- To encourage innovative and quality designs that enhances the built form and character of the neighbourhood;
- To encourage a diversity of built form design;
- To encourage casual surveillance of the street; and
- To encourage visual interest through articulation.
- The primary street facade of a dwelling must address the street and incorporate a visible front entrance of the dwelling. At least two of the following design features are to be incorporated into the primary street façade:
- entry feature or porch;
- awnings or other features over windows;
- balcony treatment to any first floor element;
- recessing or projecting architectural elements;
- open verandah;
- bay windows or similar features; or
- verandahs, pergolas or similar features above garage doors.
- Front facades are to feature at least one ground floor habitable room with a window facing onto the street.

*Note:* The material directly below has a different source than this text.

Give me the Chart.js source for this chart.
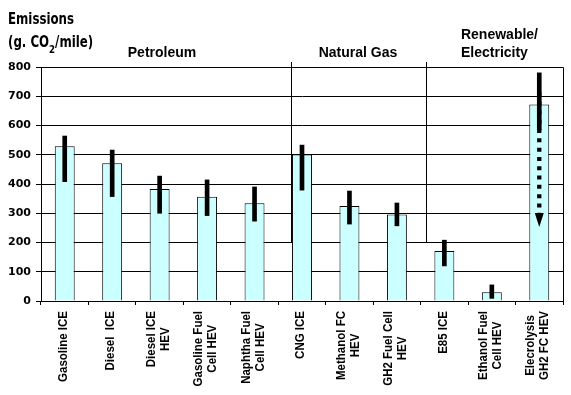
<!DOCTYPE html>
<html>
<head>
<meta charset="utf-8">
<script src="https://cdn.jsdelivr.net/npm/chart.js@4"></script>
<style>
  html, body { margin: 0; padding: 0; background: #fff; }
  #wrap { width: 571px; height: 395px; position: relative; }
</style>
</head>
<body>
<div id="wrap"><canvas id="chart"></canvas></div>
<script>
// data
const categories = [
  ['Gasoline ICE'],
  ['Diesel  ICE'],
  ['Diesel ICE', 'HEV'],
  ['Gasoline Fuel', 'Cell HEV'],
  ['Naphtha Fuel', 'Cell HEV'],
  ['CNG ICE'],
  ['Methanol FC', 'HEV'],
  ['GH2 Fuel Cell', 'HEV'],
  ['E85 ICE'],
  ['Ethanol Fuel', 'Cell HEV'],
  ['Elecrolysis', 'GH2 FC HEV']
];
const emissions = [529, 471, 383, 356, 334, 501, 325, 296, 171, 30, 672];
const rangeLow  = [408, 357, 300, 292, 273, 379, 263, 257, 120, 9, 585];
const rangeHigh = [564, 516, 427, 414, 390, 533, 376, 335, 208, 55, 780];
const groupNames = [['Petroleum'], ['Natural Gas'], ['Renewable/', 'Electricity']];
const dividerFloor = 200;          // group dividers stop at this value
const arrowFrom = 715, arrowTo = 253; // dotted arrow on the electrolysis bar
const arrowIndex = 10;

const ARIAL = 'Arial, "Liberation Sans", sans-serif';
const NARROW = '"Liberation Sans Narrow", "DejaVu Sans Condensed", "Arial Narrow", sans-serif';

const errorData = rangeLow.map((lo, i) => [lo, rangeHigh[i]]);

// titles, group labels, dividers, frame, category labels and the arrow
const extras = {
  id: 'extras',
  afterDatasetsDraw(chart) {
    const { ctx, chartArea: a, scales: { x, y } } = chart;
    const al = v => Math.floor(v) + 0.5;
    ctx.save();
    ctx.strokeStyle = '#000';
    ctx.lineWidth = 1;
    // right and top frame
    ctx.beginPath();
    ctx.moveTo(al(a.left), al(a.top));
    ctx.lineTo(al(a.right), al(a.top));
    ctx.lineTo(al(a.right), al(a.bottom));
    ctx.stroke();
    // group dividers
    [4.77, 7.63].forEach(p => {
      const px = al(x.getPixelForValue(p));
      ctx.beginPath();
      ctx.moveTo(px, a.top - 5);
      ctx.lineTo(px, al(y.getPixelForValue(dividerFloor)));
      ctx.stroke();
    });
    // dotted arrow
    const ax = x.getPixelForValue(arrowIndex);
    const tip = y.getPixelForValue(arrowTo);
    ctx.setLineDash([4, 5.3]);
    ctx.lineWidth = 4.3;
    ctx.beginPath();
    ctx.moveTo(ax, y.getPixelForValue(arrowFrom));
    ctx.lineTo(ax, tip - 13);
    ctx.stroke();
    ctx.setLineDash([]);
    ctx.fillStyle = '#000';
    ctx.beginPath();
    ctx.moveTo(ax - 4.5, tip - 14);
    ctx.lineTo(ax + 4.5, tip - 14);
    ctx.lineTo(ax, tip);
    ctx.closePath();
    ctx.fill();
    ctx.restore();
  },
  afterDraw(chart) {
    const { ctx, chartArea: a, scales: { x } } = chart;
    ctx.save();
    ctx.fillStyle = '#000';

    // category labels, rotated, lines centred
    ctx.font = 'bold 11.5px ' + ARIAL;
    ctx.textAlign = 'center';
    ctx.textBaseline = 'middle';
    const top = a.bottom + 10;
    categories.forEach((lines, i) => {
      const cx = x.getPixelForValue(i) - 1.5;
      const w = Math.max(...lines.map(t => ctx.measureText(t).width));
      lines.forEach((t, k) => {
        ctx.save();
        ctx.translate(cx + (k - (lines.length - 1) / 2) * 14, top);
        ctx.rotate(-Math.PI / 2);
        ctx.scale(1, 1.15);
        ctx.fillText(t, -w / 2, 0);
        ctx.restore();
      });
    });

    // group headings
    ctx.font = 'bold 14px ' + ARIAL;
    ctx.textBaseline = 'alphabetic';
    ctx.textAlign = 'center';
    ctx.fillText(groupNames[0][0], x.getPixelForValue(2.05), 56.5);
    ctx.fillText(groupNames[1][0], x.getPixelForValue(6.18), 56.5);
    ctx.textAlign = 'left';
    ctx.fillText(groupNames[2][0], x.getPixelForValue(8.35), 38.5);
    ctx.fillText(groupNames[2][1], x.getPixelForValue(8.35), 56.5);

    // axis title, condensed
    ctx.font = 'bold 15px ' + NARROW;
    const sx = 66 / ctx.measureText('Emissions').width;
    ctx.save();
    ctx.translate(8, 0);
    ctx.scale(sx, 1);
    ctx.fillText('Emissions', 0, 23.5);
    let px = 0;
    ctx.fillText('(g. CO', px, 46.5);
    px += ctx.measureText('(g. CO').width;
    ctx.font = 'bold 11px ' + NARROW;
    ctx.fillText('2', px, 53);
    px += ctx.measureText('2').width;
    ctx.font = 'bold 15px ' + NARROW;
    ctx.fillText('/mile)', px, 46.5);
    ctx.restore();
    ctx.restore();
  }
};

new Chart(document.getElementById('chart'), {
  type: 'bar',
  data: {
    labels: categories.map(l => l.join(' ')),
    datasets: [
      {
        label: 'range',
        data: errorData,
        backgroundColor: '#000',
        borderWidth: 0,
        barThickness: 4,
        grouped: false,
        order: 0
      },
      {
        label: 'Emissions',
        data: emissions,
        backgroundColor: '#CCFFFF',
        borderColor: '#000',
        borderWidth: 1,
        borderSkipped: 'bottom',
        categoryPercentage: 1,
        barPercentage: 0.42,
        grouped: false,
        order: 1
      }
    ]
  },
  options: {
    responsive: true,
    maintainAspectRatio: false,
    animation: false,
    layout: { padding: { top: 67, right: 8, left: 0, bottom: 0 } },
    plugins: { legend: { display: false }, tooltip: { enabled: false } },
    scales: {
      x: {
        offset: true,
        grid: { display: true, drawOnChartArea: false, drawTicks: true, tickLength: 4, color: '#000', offset: true },
        border: { color: '#000', width: 1 },
        ticks: { display: false },
        afterFit: s => { s.height = 94; }
      },
      y: {
        min: 0,
        max: 800,
        ticks: {
          stepSize: 100,
          color: '#000',
          padding: 5,
          font: { family: '"DejaVu Sans"', size: 11, weight: 'bold' }
        },
        grid: { color: '#000', tickLength: 5, drawTicks: true },
        border: { color: '#000', width: 1 },
        afterFit: s => { s.width = 41; }
      }
    }
  },
  plugins: [extras]
});
</script>
</body>
</html>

- The secondary street facade for a dwelling on a corner lot should address the street and must incorporate at least two of the above design features.
- Modulation of the façade should be integral to the design of the building, rather than an unrelated attached element.
- Eaves must be provided. Eaves provide sun shading and protect windows and doors from extreme weather. Eaves also provide aesthetic interest. Except for walls built to the boundary, eaves should have a minimum of 450mm overhang (measured to the fascia board). Council will consider alternative solutions to eaves so long as appropriate sun shading is provided to windows and display a high level of architectural merit.
- The pitch of hipped and gable roof forms on the main dwelling house should be between 18 degrees and 35 degrees. Skillion roofs, roofs hidden from view by parapet walls, roofs on detached garages and ancillary buildings on the allotment are exempt from this control.
- On corner lots, garages are encouraged to be accessed from the secondary street or a rear lane.